地点:密云县机关公社的枟营大队。枟营位于密云县城外东北,约五里。原因:为什么要到枟营去?因为这里有不少满汉旗人。在辛亥以前,满蒙旗人当兵吃粮为主要出路,往往是一人当兵,全家都吃那一份钱粮,生活很困难,赶到辛亥革命以后,旗兵钱粮停发,生活可就更困难了。旗兵只会骑马射箭,不会种地,没有手艺,钱粮一停,马上挨饿。他们的子弟呢,只有少数念过书,又不善于劳动,只有做一些小生意,往往连自己也养不活。原来,清朝皇帝对旗人的要求,就是只准报效朝廷,不许自谋生计,这就难怪他们不善于劳动了。辛亥革命呢,又有点笼统地仇视满人。这么一来,整整齐齐的枟营就慢慢地变成“叫花子营”了!有的人实在当无可当,卖无可卖,便拆毁了营房,卖了木料;有的甚至于卖儿卖女!拆、典、当、卖,死、走、逃、亡,悲惨万状。这里原有满蒙旗人两千户,是乾隆四十五年由北京调拨来的,担任皇帝到承德去避暑或狩猎的中途保护工作。到解放时,只剩下二百多户,都极穷困。因此,我要去看,他们今天是怎样活着呢。

老舍出生地小杨家胡同在北京城里,辇毂之下,在义和团时代即已堕落成那个样子,由北京调拨到密云县的枟营大队,情形还好得了吗?似乎不能怪辛亥革命之仇视满人。一大群人任事不做平白领饷,无论如何是说不过去的。清朝初也不是完全不重视八旗的教养,《清会典》:“八旗都统,满洲八人,蒙古八人,汉军八人……掌八旗之政令,稽其户口,经其教养,序其官爵,简其军赋……”二十四位都统,还有四十八位副都统,在“经其教养”方面究竟做了些什么事?据《清会典》事例:“雍正七年议准,满洲蒙古,每参领下各设学舍一所,十二岁以上幼丁均准入学”,是为“八旗义学”。又“顺治元年定,八旗各择官房一所,建为学舍,以教八旗子弟”,是为“八旗官学”。

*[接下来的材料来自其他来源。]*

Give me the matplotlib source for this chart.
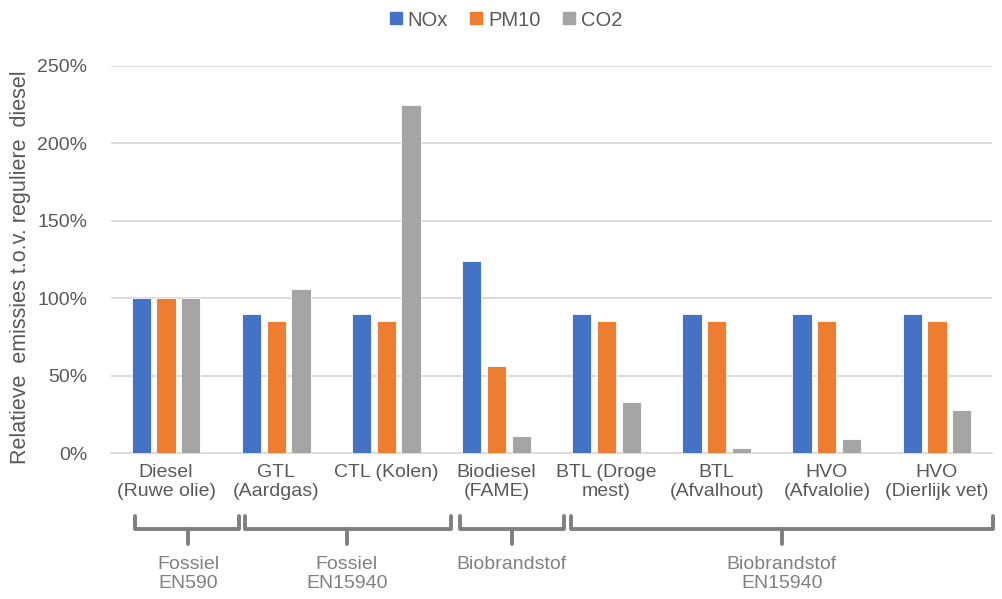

此外,八旗有公产,“不下数十万亩,详查八旗闲散人内,有正身情愿下乡种地者,上地给予一百亩,中地给予一百五十亩,下地给予二百亩,令携家口居乡耕种。初耕之年,量给牛种房屋之资”。又“雍正二年覆准,以二百余顷作为井田,将无产业之满洲蒙古汉军,共一百户,前往耕种,每户授田百亩,凡八百亩为私田,百亩为公田……设立村庄,盖土房四百间,给予种地人口粮耕牛籽种农具,以便耕种,并于八旗废官内拣选二人前往管理”。凡此种种法令设施,早年对于旗人福利之关切不可谓漫不经心,此后苟能本此精神认真办理,旗兵驻扎之地的后人应该不至于沦落为“叫花子营”。此则吾人读《正红旗下》之后,于表示同情之余,又不能不有的一番感慨。

老舍写《正红旗下》的真正主题,据胡絜青的说明,乃是“要告诉读者:清朝是怎样由‘心儿里’烂掉的,满人是怎样向两极分化的,人民是怎样向反动派造反的,中国是一个何等可爱的由多民族组成的统一的大有希望的国家……”这一个伟大的主题,由于这部小说才写了一个开端便停止了,我们无法看到老舍怎样地去发挥。

老舍夫人胡絜青是一位画家,曾拜在齐白石门下,大笔纵横,饶有气魄,近曾在香港展出她的作品,我看到她的精印的画册。

附印在文左她写了四个大字:“健康是福”,我们不难从这四个字揣想她的心情,一个人能健康地活着便是幸福,这是人生起码的条件,然而也是很难得的理想啊!

我又在这里寻出老舍夫妇的一张照片,照片背面有胡絜青的题字,是一九六四年冬在老舍书桌旁所照。